### [EXTRACTED RECORDS]
— Begin —
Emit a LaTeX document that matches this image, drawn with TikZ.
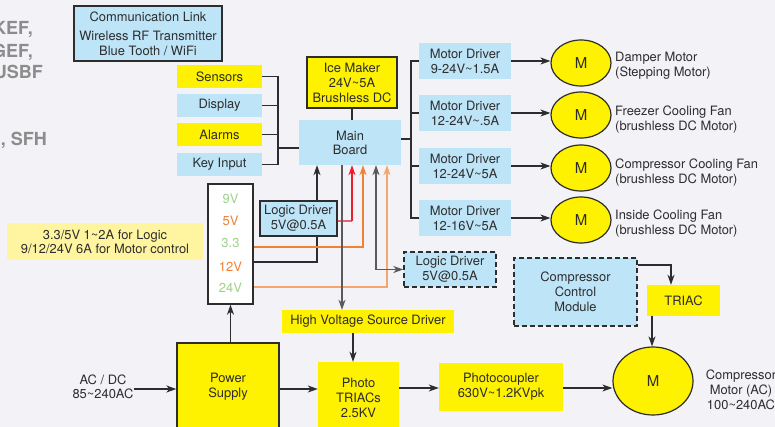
\documentclass[tikz,border=0pt]{standalone}
\usepackage{fontspec}
\setmainfont{TeX Gyre Heros}
\usetikzlibrary{arrows.meta,shapes.geometric}
\newcommand{\mytilde}{\textasciitilde}
\definecolor{bg}{RGB}{242,242,247}
\definecolor{ylw}{RGB}{255,242,0}
\definecolor{lblue}{RGB}{190,228,248}
\definecolor{pyel}{RGB}{255,245,160}
\definecolor{txt}{RGB}{45,45,45}
\definecolor{ln}{RGB}{45,45,45}
\definecolor{gtxt}{RGB}{140,140,140}
\definecolor{vgreen}{RGB}{160,210,140}
\definecolor{vorange}{RGB}{240,130,55}
\definecolor{lorange}{RGB}{245,165,110}
\definecolor{vred}{RGB}{235,30,45}
\definecolor{pinkred}{RGB}{232,100,115}
\definecolor{dgray}{RGB}{90,90,90}
\begin{document}
\begin{tikzpicture}[x=1pt,y=-1pt,
  every node/.style={font=\fontsize{12.9}{15}\selectfont, text=txt, align=center, inner sep=0pt},
  ybox/.style={rectangle, fill=ylw},
  bbox/.style={rectangle, fill=lblue},
  bord/.style={draw=ln, line width=1.4pt},
  dbord/.style={draw=ln, line width=1.4pt, dash pattern=on 5pt off 3pt},
  conn/.style={draw=ln, line width=1.2pt},
  arr/.style={-{Stealth[length=10pt,width=7pt,inset=3pt]}},
  darr/.style={{Stealth[length=10pt,width=7pt,inset=3pt]}-{Stealth[length=10pt,width=7pt,inset=3pt]}},
  motor/.style={ellipse, fill=ylw, draw=ln, line width=1.2pt, font=\fontsize{15}{17}\selectfont},
  gray/.style={font=\fontsize{18}{20}\bfseries, text=gtxt, anchor=east},
  vlab/.style={font=\fontsize{13}{15}\selectfont}
]
\useasboundingbox (0,0) rectangle (775,427);
\fill[bg] (0,0) rectangle (775,427);

% gray cut-off text
\node[gray] (g1) at (33,30) {KEF,};
\node[gray] (g2) at (33,52) {GEF,};
\node[gray] (g3) at (43,72) {USBF};
\node[gray] (g4) at (47,140) {, SFH};

% communication link
\node[bbox, bord, minimum width=148, minimum height=55] (com) at (148,33.5)
  {Communication Link\\[4pt]Wireless RF Transmitter\\Blue Tooth / WiFi};

% left column
\node[ybox, minimum width=85, minimum height=23] (sen) at (219.5,76.5) {Sensors};
\node[bbox, minimum width=85, minimum height=23] (dis) at (219.5,105.5) {Display};
\node[ybox, minimum width=85, minimum height=23] (alm) at (219.5,134.5) {Alarms};
\node[bbox, minimum width=85, minimum height=23] (key) at (219.5,164.5) {Key Input};

% main board & ice maker
\node[bbox, minimum width=102, minimum height=45] (mb) at (350,142.5) {Main\\[-1pt]Board};
\node[ybox, bord, minimum width=90, minimum height=51] (ice) at (352,82.5) {Ice Maker\\24V\mytilde5A\\Brushless DC};

\coordinate (bx) at (278,148);
\draw[conn] (sen.east) -| (bx);
\draw[conn] (key.east) -| (bx);
\draw[conn] (dis.east) -- (dis.east -| bx);
\draw[conn] (alm.east) -- (alm.east -| bx);
\draw[conn] (bx) -- (bx -| mb.west);
\draw[conn] (ice.south) -- (ice.south |- mb.north);

% motor drivers
\node[bbox, minimum width=92, minimum height=36] (md1) at (465,61) {Motor Driver\\9-24V\mytilde1.5A};
\node[bbox, minimum width=92, minimum height=36] (md2) at (465,113) {Motor Driver\\12-24V\mytilde.5A};
\node[bbox, minimum width=92, minimum height=36] (md3) at (465,166) {Motor Driver\\12-24V\mytilde5A};
\node[bbox, minimum width=92, minimum height=36] (md4) at (465,218) {Motor Driver\\12-16V\mytilde5A};
\coordinate (mx) at (411,139);
\draw[conn] (mb.east |- mx) -- (mx);
\draw[conn] (md1.west) -| (mx);
\draw[conn] (md4.west) -| (mx);
\draw[conn] (md2.west) -- (md2.west -| mx);
\draw[conn] (md3.west) -- (md3.west -| mx);

% motors
\node[motor, minimum width=60, minimum height=46] (m1) at (581,63) {M};
\node[motor, minimum width=60, minimum height=46] (m2) at (581,115) {M};
\node[motor, minimum width=60, minimum height=46] (m3) at (581,168) {M};
\node[motor, minimum width=60, minimum height=46] (m4) at (581,220) {M};
\draw[conn, arr] (md1.east) -- (md1.east -| m1.west);
\draw[conn, arr] (md2.east) -- (md2.east -| m2.west);
\draw[conn, arr] (md3.east) -- (md3.east -| m3.west);
\draw[conn, arr] (md4.east) -- (md4.east -| m4.west);
\node[anchor=west, align=left] (l1) at (615,65.5) {Damper Motor\\(Stepping Motor)};
\node[anchor=west, align=left] (l2) at (615,119.5) {Freezer Cooling Fan\\(brushless DC Motor)};
\node[anchor=west, align=left] (l3) at (615,172.5) {Compressor Cooling Fan\\(brushless DC Motor)};
\node[anchor=west, align=left] (l4) at (615,223.5) {Inside Cooling Fan\\(brushless DC Motor)};

% voltage box
\node[rectangle, fill=white, bord, minimum width=45, minimum height=120] (vbox) at (230.5,244) {};
\node[vlab, text=vgreen] (v9) at (230.5,199) {9V};
\node[vlab, text=vorange] (v5) at (230.5,221) {5V};
\node[vlab, text=vgreen] (v33) at (230.5,243) {3.3};
\node[vlab, text=vorange] (v12) at (230.5,267) {12V};
\node[vlab, text=vgreen] (v24) at (230.5,288) {24V};

% note
\node[rectangle, fill=pyel, minimum width=196, minimum height=37] (note) at (105,241.5)
  {3.3/5V 1\mytilde2A for Logic\\[-1pt]9/12/24V 6A for Motor control};

% logic drivers
\node[bbox, bord, minimum width=77, minimum height=35] (ld) at (298.5,218.5) {Logic Driver\\5V@0.5A};
\node[bbox, dbord, minimum width=92, minimum height=35] (ld2) at (450,269.5) {Logic Driver\\5V@0.5A};

% connections to main board
\draw[conn, arr] (317,0 |- ld.north) -- (317,0 |- mb.south);
\draw[conn] (vbox.east |- 0,262) -| (317,0 |- ld.south);
\draw[line width=1.2pt, draw=pinkred] (ld.east |- 0,221) -- (352,221);
\draw[line width=1.2pt, draw=vred, arr] (352,221) -- (352,0 |- mb.south);
\draw[line width=1.2pt, draw=vorange, arr] (vbox.east |- 0,247) -| (363,0 |- mb.south);
\draw[line width=1.2pt, draw=lorange, arr] (vbox.east |- 0,287) -| (387,0 |- mb.south);
\draw[line width=1.2pt, draw=dgray, darr] (376,0 |- mb.south) |- (ld2.west);

% high voltage
\node[ybox, minimum width=172, minimum height=23] (hv) at (368,321.5) {High Voltage Source Driver};
\draw[line width=1.2pt, draw=dgray, arr] (342,0 |- mb.south) -- (342,0 |- hv.north);

\node[ybox, minimum width=81, minimum height=72] (pt) at (358.5,398) {Photo\\TRIACs\\2.5KV};
\node[ybox, minimum width=124, minimum height=48] (pc) at (501,387) {Photocoupler\\630V\mytilde1.2KVpk};
\node[motor, minimum width=80, minimum height=68] (cm) at (653,381) {M};
\node (cml) at (741,390) {Compressor\\Motor (AC)\\100\mytilde240AC};
\draw[conn, arr] (353,0 |- hv.south) -- (353,0 |- pt.north);

% compressor control
\node[bbox, dbord, minimum width=123, minimum height=68] (ccm) at (575.5,292) {Compressor\\Control\\Module};
\node[ybox, minimum width=73, minimum height=31] (tr) at (683.5,300.5) {TRIAC};
\draw[conn, arr] (ccm.east |- 0,265) -| (671,0 |- tr.north);
\draw[conn, arr] (652,0 |- tr.south) -- (652,0 |- cm.north);

% power supply
\node[ybox, bord, minimum width=102, minimum height=92] (ps) at (228,389) {};
\node (pst) at (228,386.5) {Power\\Supply};
\node (acdc) at (103,387) {AC / DC\\[-1pt]85\mytilde240AC};
\draw[conn, arr] (vbox.south |- ps.north) -- (vbox.south);
\draw[conn, arr] (acdc.east |- 0,389) -- (ps.west |- 0,389);
\draw[conn, arr] (ps.east |- 0,389) -- (pt.west |- 0,389);
\draw[conn, arr] (pt.east |- 0,388) -- (pc.west |- 0,388);
\draw[conn, arr] (pc.east |- 0,388) -- (cm.west |- 0,388);
\end{tikzpicture}
\end{document}
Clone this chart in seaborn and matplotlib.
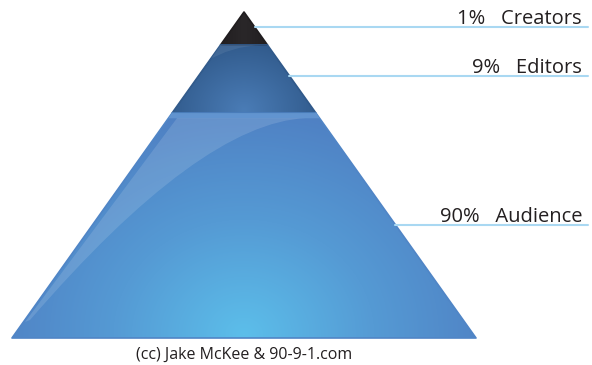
— End —
### [INSTRUCTION]
Each line that contains the string "this" counts once; say how many there are and nothing else.

### [REPLY TO THE TASK]
2